--- start of SUPPLIED MATERIAL ---
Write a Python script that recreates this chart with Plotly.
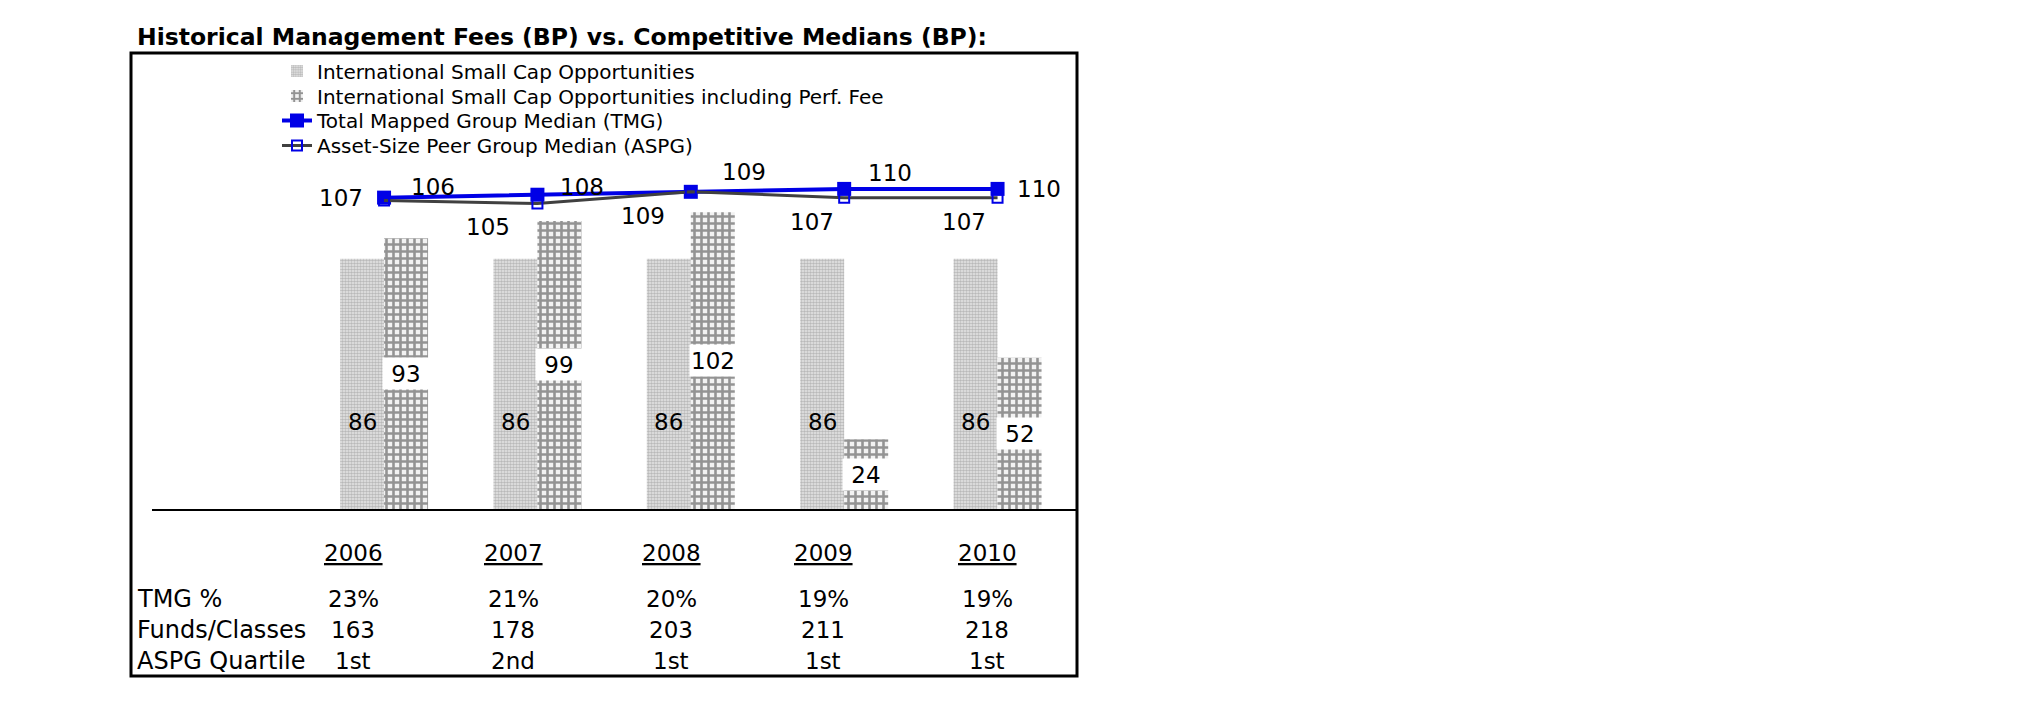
import plotly.graph_objects as go

# ---------------- data ----------------
years = ["2006", "2007", "2008", "2009", "2010"]
fee_fund = [86, 86, 86, 86, 86]
fee_fund_perf = [93, 99, 102, 24, 52]
tmg_median = [107, 108, 109, 110, 110]
aspg_median = [106, 105, 109, 107, 107]

row_labels = ["TMG %", "Funds/Classes", "ASPG Quartile"]
tmg_pct = ["23%", "21%", "20%", "19%", "19%"]
funds_classes = ["163", "178", "203", "211", "218"]
aspg_quartile = ["1st", "2nd", "1st", "1st", "1st"]

series_names = [
    "International Small Cap Opportunities",
    "International Small Cap Opportunities including Perf. Fee",
    "Total Mapped Group Median (TMG)",
    "Asset-Size Peer Group Median (ASPG)",
]
title_text = "Historical Management Fees (BP) vs. Competitive Medians (BP):"

# ---------------- styles / layout (pixels, in screen coords) ----------------
FIG_W, FIG_H = 2025, 717
PAGE_MARGIN = 8          # default body margin of the html page
SL, SR, ST, SB = 152, 1077, 52, 509   # plot area on screen
L, R, T, B = SL - PAGE_MARGIN, SR - PAGE_MARGIN, ST - PAGE_MARGIN, SB - PAGE_MARGIN
PW, PH = R - L, B - T
PX_PER_BP = 2.91
Y_MAX = PH / PX_PER_BP
X_RANGE = [-1.513, 4.518]
BAR_PX = 44

FONT = "DejaVu Sans"
BLUE = "#0000e6"
GREY_LINE = "#404040"

# label offsets (px) relative to each point: (dx, dy) with dy positive = up
tmg_label_shift = [(-43, 0), (45, 8), (53, 20), (46, 16), (41, 0)]
aspg_label_shift = [(49, 14), (-49, -24), (-48, -24), (-32, -24), (-34, -24)]
# table geometry (screen px)
table_cols_px = [353, 513, 671, 823, 987]
year_row_px = 553
table_rows_px = [599, 630, 661]
table_left_px = 135
legend_rows_px = [71, 96, 120.5, 145.5]
legend_left_px = 277


def px(xp):
    return (xp - PAGE_MARGIN - L) / PW


def py(yp):
    return (B - (yp - PAGE_MARGIN)) / PH


fig = go.Figure()

legend_ids = ["legend", "legend2", "legend3", "legend4"]

fig.add_trace(go.Bar(
    x=years, y=fee_fund, name=series_names[0], legend=legend_ids[0],
    marker=dict(color="#e0e0e0", line=dict(width=0),
                pattern=dict(shape=".", fgcolor="#8c8c8c", bgcolor="#e6e6e6",
                             size=3, solidity=0.55)),
    hoverinfo="skip",
))
fig.add_trace(go.Bar(
    x=years, y=fee_fund_perf, name=series_names[1], legend=legend_ids[1],
    marker=dict(color="#ffffff", line=dict(width=0),
                pattern=dict(shape="+", fgcolor="#333333", bgcolor="#f2f2f2",
                             size=7, solidity=0.6)),
    hoverinfo="skip",
))
fig.add_trace(go.Scatter(
    x=years, y=tmg_median, name=series_names[2], mode="lines+markers",
    legend=legend_ids[2],
    line=dict(color=BLUE, width=4),
    marker=dict(symbol="square", size=14, color=BLUE),
    hoverinfo="skip",
))
fig.add_trace(go.Scatter(
    x=years, y=aspg_median, name=series_names[3], mode="lines+markers",
    legend=legend_ids[3],
    line=dict(color=GREY_LINE, width=3),
    marker=dict(symbol="square-open", size=10, color=BLUE,
                line=dict(color=BLUE, width=2)),
    hoverinfo="skip",
))

annotations = []
LABEL_FONT = dict(family=FONT, size=23, color="black")

# bar labels (x given as category index)
for i, v in enumerate(fee_fund):
    annotations.append(dict(x=i, y=v / 2, xref="x", yref="y", text=str(v),
                            showarrow=False, xshift=-BAR_PX / 2, yshift=-38,
                            font=LABEL_FONT))
for i, v in enumerate(fee_fund_perf):
    annotations.append(dict(x=i, y=v / 2, xref="x", yref="y", text=str(v),
                            showarrow=False, xshift=BAR_PX / 2, yshift=0,
                            font=LABEL_FONT, bgcolor="white",
                            width=BAR_PX, height=29))
# line labels
for i, (v, (dx, dy)) in enumerate(zip(tmg_median, tmg_label_shift)):
    annotations.append(dict(x=i, y=v, xref="x", yref="y", text=str(v),
                            showarrow=False, xshift=dx, yshift=dy, font=LABEL_FONT))
for i, (v, (dx, dy)) in enumerate(zip(aspg_median, aspg_label_shift)):
    annotations.append(dict(x=i, y=v, xref="x", yref="y", text=str(v),
                            showarrow=False, xshift=dx, yshift=dy, font=LABEL_FONT))

# title
annotations.append(dict(x=px(table_left_px), y=py(37), xref="paper", yref="paper",
                        text="<b>" + title_text + "</b>", showarrow=False,
                        xanchor="left", yanchor="middle",
                        font=dict(family=FONT, size=23.5, color="black")))

# table
TABLE_FONT = dict(family=FONT, size=24, color="black")
YEAR_FONT = dict(family=FONT, size=23, color="black")
for cx, yr in zip(table_cols_px, years):
    annotations.append(dict(x=px(cx), y=py(year_row_px), xref="paper", yref="paper",
                            text="<u>" + yr + "</u>", showarrow=False,
                            xanchor="center", yanchor="middle", font=YEAR_FONT))
for ry, lab, vals in zip(table_rows_px, row_labels,
                         [tmg_pct, funds_classes, aspg_quartile]):
    annotations.append(dict(x=px(table_left_px), y=py(ry), xref="paper", yref="paper",
                            text=lab, showarrow=False, xanchor="left",
                            yanchor="middle", font=TABLE_FONT))
    for cx, val in zip(table_cols_px, vals):
        annotations.append(dict(x=px(cx), y=py(ry), xref="paper", yref="paper",
                                text=val, showarrow=False, xanchor="center",
                                yanchor="middle", font=YEAR_FONT))

shapes = [dict(type="rect", xref="paper", yref="paper",
               x0=px(131), x1=px(1077), y0=py(676), y1=py(53),
               line=dict(color="black", width=3), fillcolor="rgba(0,0,0,0)")]

legend_layout = {}
for lid, ry in zip(legend_ids, legend_rows_px):
    legend_layout[lid] = dict(
        x=px(legend_left_px), y=py(ry), xanchor="left", yanchor="middle",
        font=dict(family=FONT, size=20, color="black"),
        bgcolor="rgba(0,0,0,0)", borderwidth=0,
        itemclick=False, itemdoubleclick=False)

fig.update_layout(
    width=FIG_W, height=FIG_H,
    margin=dict(l=L, r=FIG_W - R, t=T, b=FIG_H - B, pad=0),
    paper_bgcolor="white", plot_bgcolor="white",
    barmode="group", bargap=1 - 2 * BAR_PX / (PW / (X_RANGE[1] - X_RANGE[0])),
    bargroupgap=0,
    showlegend=True,
    xaxis=dict(type="category", range=X_RANGE, showticklabels=False,
               showgrid=False, zeroline=False, showline=True,
               linecolor="black", linewidth=2, ticks=""),
    yaxis=dict(range=[0, Y_MAX], visible=False, showgrid=False, zeroline=False),
    annotations=annotations,
    shapes=shapes,
    font=dict(family=FONT),
    **legend_layout,
)

fig.write_html("out.html")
--- end of SUPPLIED MATERIAL ---
PROBLEM TO WORK ON -
Please quote the lines of the material, beginning with the first and ending with the one that contains "Management Fees (BP)", exactly as written and without any pictures.

ANSWER FOR THIS EXERCISE -
Write a Python script that recreates this chart with Plotly.
import plotly.graph_objects as go

# ---------------- data ----------------
years = ["2006", "2007", "2008", "2009", "2010"]
fee_fund = [86, 86, 86, 86, 86]
fee_fund_perf = [93, 99, 102, 24, 52]
tmg_median = [107, 108, 109, 110, 110]
aspg_median = [106, 105, 109, 107, 107]

row_labels = ["TMG %", "Funds/Classes", "ASPG Quartile"]
tmg_pct = ["23%", "21%", "20%", "19%", "19%"]
funds_classes = ["163", "178", "203", "211", "218"]
aspg_quartile = ["1st", "2nd", "1st", "1st", "1st"]

series_names = [
    "International Small Cap Opportunities",
    "International Small Cap Opportunities including Perf. Fee",
    "Total Mapped Group Median (TMG)",
    "Asset-Size Peer Group Median (ASPG)",
]
title_text = "Historical Management Fees (BP) vs. Competitive Medians (BP):"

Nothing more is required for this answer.